One of the biographies on our pages is a plea for help. It is not too late to reunite Wilfred Kay (ne Shlomo Katz) with his brothers and sisters who entered the Soviet Orphanage system in 1940 and who might yet be reunited with him with your help! See The Katz Children of Pultusk and Lyakhovichi.

Compilations of biographies appear in our article, Rabbis, Rebbes, and Crown Rabbis, of Lyakhovichi, with biographical data on over 120 of our so-far identified religious leaders. There is also a complementary article, Teachings of the Rabbis of Lyakhovichi.

Rachil Sztejn Palgon's life in interwar Poland is described in the page The Rachil Sztejn Palgon Photo Collection. Dr. Jacob Lowell (ne Lifschutz) who was orphaned soon after his emigration in the early 1900s, nevertheless became one of the earliest physicians of emigrants born in Lyakhovichi. He appears on our page Lyakhovichi Residents Abroad. Lyakhovichi Jews who served both their hometown and the Jewish communities of their new towns include David Robinson (nee Rabinowitz) of Lyakhovichi whose detailed obituary is translated from the 1930s Forwert in which it first appeared, at our page on the value of Obituaries.

Famous People connected to our Town
Described in various books of the Who's Who variety;
Local Histories around the world;
and professional journals and publications

  1. LEVI, Shaul (1868 Lyakhovichi-1935 Jerusalem); Pioneer of business and commerce in E. Israel and one of the first builders of Tel Aviv. Moved to E. Israel in 1884.

  2. BEN AMITAI, Levi (nee Lipa BREVDA) (Lyakhovichi- ); Israeli poet. A founder of kibbutz Degania Bet. Son of Alter and Nechama Brevda of Lyakhovichi. Born Lyakhovichi, active with Zionist organizations in Lyakhovichi and Nesvizh, prior to his emigration to Eretz Israel.

  3. BUSEL, Chayuta (nee Chayuta GAVZA); a founding member of Degania. Member of Israeli Knesset, member of Israeli cabinets. Daughter of Rabbi Lemel and Bluma (Rabinowitz) Gavza

  4. BUSEL, Joseph; a founding member of Degania, noted Israeli pioneer.

  5. DECKSTON, Annie Beder; Wellington New Zealand philanthropist. Daughter of Girsh and Zlata (Grunberg) Beder

  6. MUKDONI, Dr. A. writer, literary critic, and expounder of the Yiddish theater. We can now thank David Mazower for a special biography of Alexander Mukdony that examines how this central cultural figure was portrayed by Yiddish artists.

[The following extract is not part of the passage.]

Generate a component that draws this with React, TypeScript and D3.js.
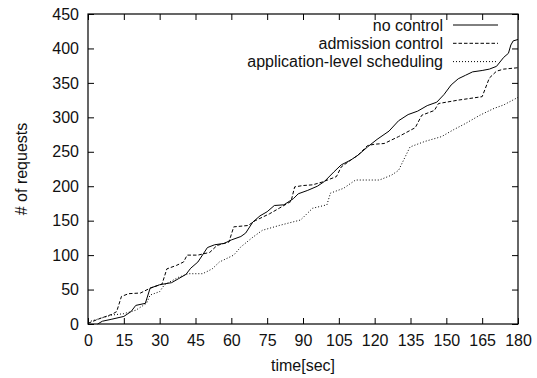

  7. ZISLING, Aron (1901-1964). Haganah leader, founder of two different Israel political parties in 1944 and 1948, 1948 Israel's first Minister of Agriculture. Immigrated to Israel in 1914.

  8. TKOA, Joseph (nee Tukachinsky). Head of Israeli diplomatic delegations for decades beginning his service in 1949. After a career of service that included peace negotiations from 1948 through 1968, he retired and became president of Ben Gurion University in Beersheva. He emigrated from Lyakhovichi to Shanghai China in the 1930s and eventually got his graduate level education in the United States. In 1949 with his law degree from French University in Shanghai and his degree in International Law from Harvard University, he emigrated to Israel where he began his public service career.

  9. BRODY, Cantor Joseph who was a renowned NYC composer and contemporary and colleague to Cantor Yosele Rosenblatt in the 1910s to 1920s until his death in August 1937. He has a significant discography on Victor records. His cemetery stone in the Lechovicher graves in Beth David cemetery NYC is designed to look like a podium with a book of music on top. Can you share biographical details on this composer with us?

  10. COHEN, Nathan - Canadian theater critic from the Cape Breton (Nova Scotia Canada) communities that housed so many former Lechovichers. Most noted drama critic in Canada from the 1940s through 1970s.

Lechovichers of Distinction

(Expanded to the children and grandchildren of Lechovichers, but restricted to those who have great renown)

  1. Michael MUKASHEY - Attorney General of the United States 2007-2008. His parents were born in Baranovichi and his grandfather Michael Mukashey was a teacher in Baranovichi who was born in Lyakhovichi.

  2. Abraham FOXMAN - Head of the Anti-Defamation League in the United States. He was born in Baranovichi but his father Joseph Foxman, author of a Baranovichi Yizkor book, was of a noted Lyakhovichi family, Joseph Foxman's grandfather was noted Lyakhovichi businessman of the nineteenth century Gedalia Miletsky.